--- Given material ---
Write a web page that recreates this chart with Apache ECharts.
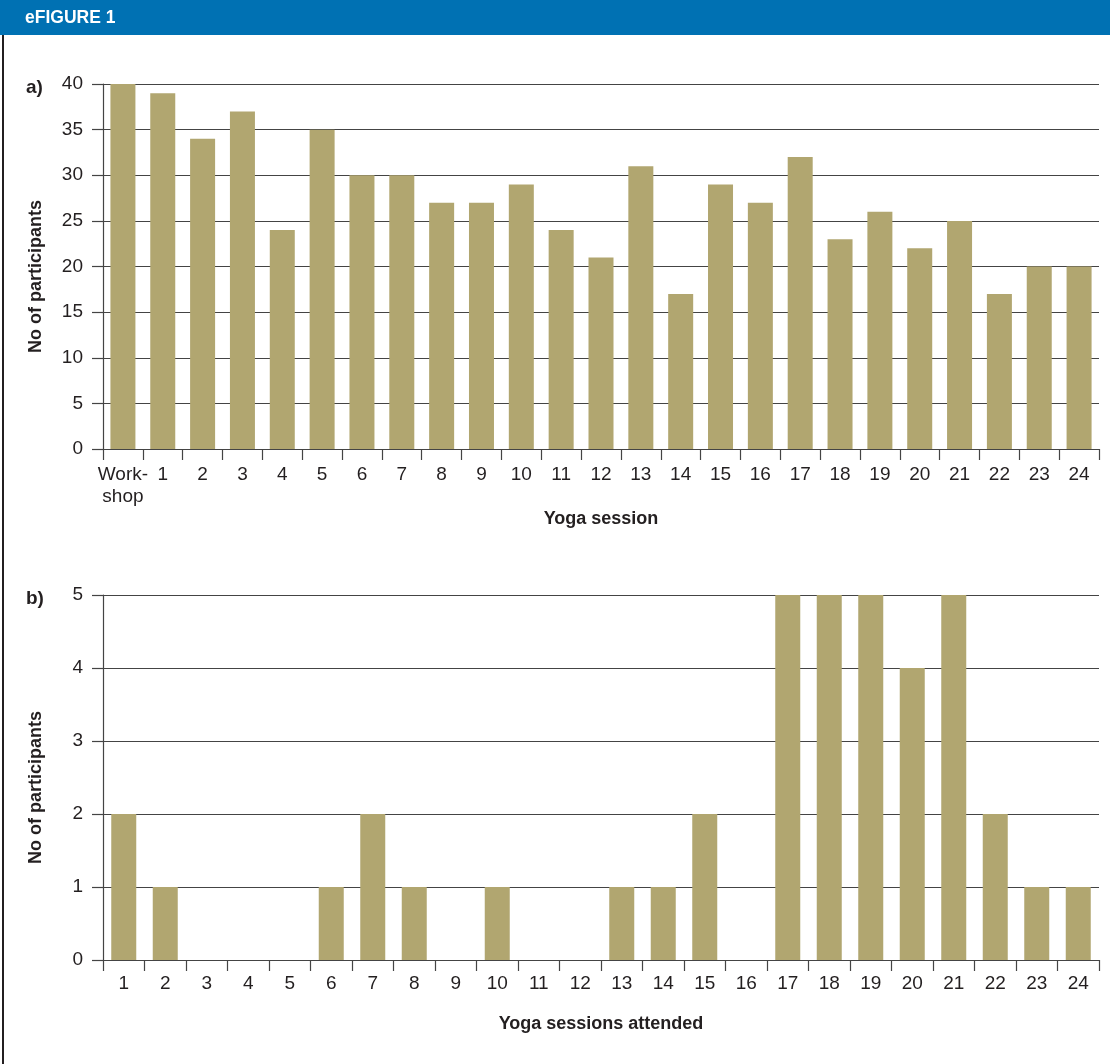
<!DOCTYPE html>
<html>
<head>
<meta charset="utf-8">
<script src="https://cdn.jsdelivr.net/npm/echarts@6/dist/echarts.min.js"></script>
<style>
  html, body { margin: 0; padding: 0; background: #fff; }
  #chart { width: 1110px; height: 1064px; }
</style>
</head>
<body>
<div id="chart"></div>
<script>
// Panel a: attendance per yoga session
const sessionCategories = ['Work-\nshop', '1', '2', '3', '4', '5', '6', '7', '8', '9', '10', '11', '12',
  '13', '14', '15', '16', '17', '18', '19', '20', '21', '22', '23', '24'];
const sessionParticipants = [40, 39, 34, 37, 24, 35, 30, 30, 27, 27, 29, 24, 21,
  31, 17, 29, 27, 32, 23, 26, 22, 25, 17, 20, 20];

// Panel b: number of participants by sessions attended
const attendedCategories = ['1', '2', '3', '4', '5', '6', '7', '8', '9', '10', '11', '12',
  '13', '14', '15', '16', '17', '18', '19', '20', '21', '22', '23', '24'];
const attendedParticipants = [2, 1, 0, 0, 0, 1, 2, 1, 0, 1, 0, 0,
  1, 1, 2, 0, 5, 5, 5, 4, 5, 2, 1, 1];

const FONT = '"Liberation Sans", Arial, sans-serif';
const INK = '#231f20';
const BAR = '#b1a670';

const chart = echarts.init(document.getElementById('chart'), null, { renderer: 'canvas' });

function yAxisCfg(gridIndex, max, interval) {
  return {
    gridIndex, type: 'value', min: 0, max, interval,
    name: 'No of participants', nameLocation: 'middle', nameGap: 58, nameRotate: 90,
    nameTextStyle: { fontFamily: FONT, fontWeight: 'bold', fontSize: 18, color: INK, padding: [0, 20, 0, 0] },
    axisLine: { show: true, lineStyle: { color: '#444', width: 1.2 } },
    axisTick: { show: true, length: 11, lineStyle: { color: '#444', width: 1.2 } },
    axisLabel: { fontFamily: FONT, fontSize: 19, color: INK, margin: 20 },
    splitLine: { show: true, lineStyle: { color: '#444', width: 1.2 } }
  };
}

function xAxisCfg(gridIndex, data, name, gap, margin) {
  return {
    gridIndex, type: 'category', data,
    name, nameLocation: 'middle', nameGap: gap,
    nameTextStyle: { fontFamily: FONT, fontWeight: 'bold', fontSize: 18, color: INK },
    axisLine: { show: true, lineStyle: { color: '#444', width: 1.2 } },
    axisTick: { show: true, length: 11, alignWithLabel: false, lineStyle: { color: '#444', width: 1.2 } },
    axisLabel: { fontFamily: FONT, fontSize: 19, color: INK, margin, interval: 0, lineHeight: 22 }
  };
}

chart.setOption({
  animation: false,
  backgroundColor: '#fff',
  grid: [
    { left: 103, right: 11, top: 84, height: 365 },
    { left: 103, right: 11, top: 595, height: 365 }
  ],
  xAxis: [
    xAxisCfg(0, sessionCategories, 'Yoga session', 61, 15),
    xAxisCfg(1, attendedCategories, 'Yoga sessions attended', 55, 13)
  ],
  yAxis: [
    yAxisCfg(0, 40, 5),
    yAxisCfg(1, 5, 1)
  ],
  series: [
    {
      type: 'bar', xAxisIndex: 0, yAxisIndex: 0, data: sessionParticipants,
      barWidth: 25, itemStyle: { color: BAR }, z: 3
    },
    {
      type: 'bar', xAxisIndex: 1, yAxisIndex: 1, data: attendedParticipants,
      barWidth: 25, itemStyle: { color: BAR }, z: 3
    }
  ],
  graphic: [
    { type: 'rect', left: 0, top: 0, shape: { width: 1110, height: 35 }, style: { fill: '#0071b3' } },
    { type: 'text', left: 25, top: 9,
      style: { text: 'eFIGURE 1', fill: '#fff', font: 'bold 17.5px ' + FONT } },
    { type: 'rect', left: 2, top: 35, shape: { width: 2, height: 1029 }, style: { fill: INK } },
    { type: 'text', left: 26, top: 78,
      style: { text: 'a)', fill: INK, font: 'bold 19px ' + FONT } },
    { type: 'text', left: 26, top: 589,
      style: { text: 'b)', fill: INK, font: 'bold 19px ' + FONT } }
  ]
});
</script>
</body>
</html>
---
What to produce
Write down every line from the opening of the listing to the line with "17, 20, 20];", both included, and nothing else; the pictures are omitted.

Full answer
Write a web page that recreates this chart with Apache ECharts.
<!DOCTYPE html>
<html>
<head>
<meta charset="utf-8">
<script src="https://cdn.jsdelivr.net/npm/echarts@6/dist/echarts.min.js"></script>
<style>
  html, body { margin: 0; padding: 0; background: #fff; }
  #chart { width: 1110px; height: 1064px; }
</style>
</head>
<body>
<div id="chart"></div>
<script>
// Panel a: attendance per yoga session
const sessionCategories = ['Work-\nshop', '1', '2', '3', '4', '5', '6', '7', '8', '9', '10', '11', '12',
  '13', '14', '15', '16', '17', '18', '19', '20', '21', '22', '23', '24'];
const sessionParticipants = [40, 39, 34, 37, 24, 35, 30, 30, 27, 27, 29, 24, 21,
  31, 17, 29, 27, 32, 23, 26, 22, 25, 17, 20, 20];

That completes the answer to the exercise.